A Year in the Life is an American dramatic series that began as a three-part miniseries which was first broadcast in December 1986 and later ran on NBC from September 16, 1987 to April 13, 1988, during the 1987–1988 television season. It was created by Joshua Brand and John Falsey.

As suggested by the title, the miniseries followed the various members of the Gardner family of Seattle during the course of one year. The major event of that year was the sudden and unexpected death of wife and mother Ruth Gardner (Eva Marie Saint). Following the success of the miniseries, NBC decided to launch a one-hour drama series the following fall. 

Richard Kiley played Joe Gardner, owner of a successful plastics business and father of four adult children.
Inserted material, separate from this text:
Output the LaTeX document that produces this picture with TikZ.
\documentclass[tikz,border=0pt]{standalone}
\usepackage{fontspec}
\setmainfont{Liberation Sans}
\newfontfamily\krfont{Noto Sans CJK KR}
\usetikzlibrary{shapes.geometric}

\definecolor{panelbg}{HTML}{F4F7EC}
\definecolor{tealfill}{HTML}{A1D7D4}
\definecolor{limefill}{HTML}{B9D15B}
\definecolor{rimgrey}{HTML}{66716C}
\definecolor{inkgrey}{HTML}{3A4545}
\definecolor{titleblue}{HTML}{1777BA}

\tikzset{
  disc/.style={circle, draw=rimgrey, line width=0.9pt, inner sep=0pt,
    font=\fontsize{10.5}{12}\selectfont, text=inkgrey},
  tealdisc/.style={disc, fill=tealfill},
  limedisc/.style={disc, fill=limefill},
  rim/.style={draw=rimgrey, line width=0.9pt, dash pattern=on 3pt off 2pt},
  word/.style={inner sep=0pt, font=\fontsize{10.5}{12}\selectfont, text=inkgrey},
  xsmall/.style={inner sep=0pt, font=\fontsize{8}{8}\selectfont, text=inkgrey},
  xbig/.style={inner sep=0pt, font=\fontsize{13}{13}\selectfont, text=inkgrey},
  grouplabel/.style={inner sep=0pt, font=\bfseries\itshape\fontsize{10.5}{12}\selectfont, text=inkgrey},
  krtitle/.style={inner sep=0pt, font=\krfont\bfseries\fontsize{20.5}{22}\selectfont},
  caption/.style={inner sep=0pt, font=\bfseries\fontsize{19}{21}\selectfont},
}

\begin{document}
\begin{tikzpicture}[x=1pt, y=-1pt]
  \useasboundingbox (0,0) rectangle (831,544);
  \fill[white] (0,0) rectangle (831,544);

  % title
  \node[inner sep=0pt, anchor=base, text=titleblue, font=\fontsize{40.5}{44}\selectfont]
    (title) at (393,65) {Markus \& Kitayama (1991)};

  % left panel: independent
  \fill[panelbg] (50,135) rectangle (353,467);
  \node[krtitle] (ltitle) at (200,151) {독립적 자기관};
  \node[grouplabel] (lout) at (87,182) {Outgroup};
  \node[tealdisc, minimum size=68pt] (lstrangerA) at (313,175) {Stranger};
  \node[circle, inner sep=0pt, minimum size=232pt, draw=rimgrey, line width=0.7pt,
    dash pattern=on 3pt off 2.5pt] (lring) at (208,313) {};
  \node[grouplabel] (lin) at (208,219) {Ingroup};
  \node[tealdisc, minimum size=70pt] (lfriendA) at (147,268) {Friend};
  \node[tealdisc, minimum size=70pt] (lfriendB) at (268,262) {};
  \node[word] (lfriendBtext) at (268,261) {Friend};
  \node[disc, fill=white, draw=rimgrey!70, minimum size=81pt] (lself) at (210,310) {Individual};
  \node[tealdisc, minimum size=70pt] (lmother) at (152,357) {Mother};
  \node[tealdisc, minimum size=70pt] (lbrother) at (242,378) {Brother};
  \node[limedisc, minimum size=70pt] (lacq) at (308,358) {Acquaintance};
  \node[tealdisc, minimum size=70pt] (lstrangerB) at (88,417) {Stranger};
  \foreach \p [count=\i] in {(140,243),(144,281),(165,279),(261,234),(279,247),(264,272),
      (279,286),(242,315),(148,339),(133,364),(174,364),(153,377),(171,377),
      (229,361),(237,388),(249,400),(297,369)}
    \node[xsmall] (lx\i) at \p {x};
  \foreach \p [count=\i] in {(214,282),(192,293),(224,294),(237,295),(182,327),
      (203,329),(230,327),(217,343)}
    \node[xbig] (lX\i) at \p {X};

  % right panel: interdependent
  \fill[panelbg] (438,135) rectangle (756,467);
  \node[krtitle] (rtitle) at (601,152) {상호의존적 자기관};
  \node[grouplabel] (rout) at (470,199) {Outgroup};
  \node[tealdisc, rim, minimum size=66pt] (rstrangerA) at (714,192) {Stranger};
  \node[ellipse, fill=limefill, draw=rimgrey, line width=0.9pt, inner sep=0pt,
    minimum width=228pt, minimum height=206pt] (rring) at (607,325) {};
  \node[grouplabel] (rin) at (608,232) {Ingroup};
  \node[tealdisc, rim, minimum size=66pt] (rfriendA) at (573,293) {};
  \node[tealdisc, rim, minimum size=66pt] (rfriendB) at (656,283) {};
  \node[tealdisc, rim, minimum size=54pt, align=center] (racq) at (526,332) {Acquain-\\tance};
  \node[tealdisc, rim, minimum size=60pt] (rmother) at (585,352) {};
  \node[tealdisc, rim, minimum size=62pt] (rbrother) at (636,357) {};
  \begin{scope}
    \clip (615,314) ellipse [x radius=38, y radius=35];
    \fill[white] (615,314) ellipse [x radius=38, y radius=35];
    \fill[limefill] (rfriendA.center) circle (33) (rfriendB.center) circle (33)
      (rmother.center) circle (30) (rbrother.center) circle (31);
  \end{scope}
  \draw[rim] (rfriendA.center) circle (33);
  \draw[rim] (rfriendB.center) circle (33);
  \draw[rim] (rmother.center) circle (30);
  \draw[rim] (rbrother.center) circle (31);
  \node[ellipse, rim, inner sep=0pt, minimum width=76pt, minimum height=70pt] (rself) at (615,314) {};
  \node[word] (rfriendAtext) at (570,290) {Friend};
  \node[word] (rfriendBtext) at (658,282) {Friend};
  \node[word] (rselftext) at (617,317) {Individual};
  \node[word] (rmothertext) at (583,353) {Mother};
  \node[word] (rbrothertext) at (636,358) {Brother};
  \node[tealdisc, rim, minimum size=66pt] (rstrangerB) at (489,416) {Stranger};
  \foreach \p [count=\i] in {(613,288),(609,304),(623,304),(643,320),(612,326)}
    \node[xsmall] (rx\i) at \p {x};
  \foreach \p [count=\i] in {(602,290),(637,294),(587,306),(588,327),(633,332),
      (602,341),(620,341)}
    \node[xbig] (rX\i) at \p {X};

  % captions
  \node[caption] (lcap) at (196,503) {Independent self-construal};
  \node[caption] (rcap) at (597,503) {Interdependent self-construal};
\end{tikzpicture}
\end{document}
The children were twice-divorced daughter Anne (Wendy Phillips), who had returned home with her two teenaged children; daughter Lindley (Jayne Atkinson) and husband Jim (Adam Arkin), parents of a newborn baby daughter; black sheep son Jack (Morgan Stevens); and conservative youngest son Sam (David Oliver), married to free-spirited Kay (Sarah Jessica Parker). Diana Muldaur was a later addition to the cast as Dr. Alice Foley, Joe Gardner's new romantic interest. Amanda Peterson played Joe Gardner's granddaughter Sunny Sisk and Trey Ames played Gardner's grandson, David Sisk.

The miniseries was the third-highest rated miniseries of the 1986–87 US television season with a 16.9/27 rating/share.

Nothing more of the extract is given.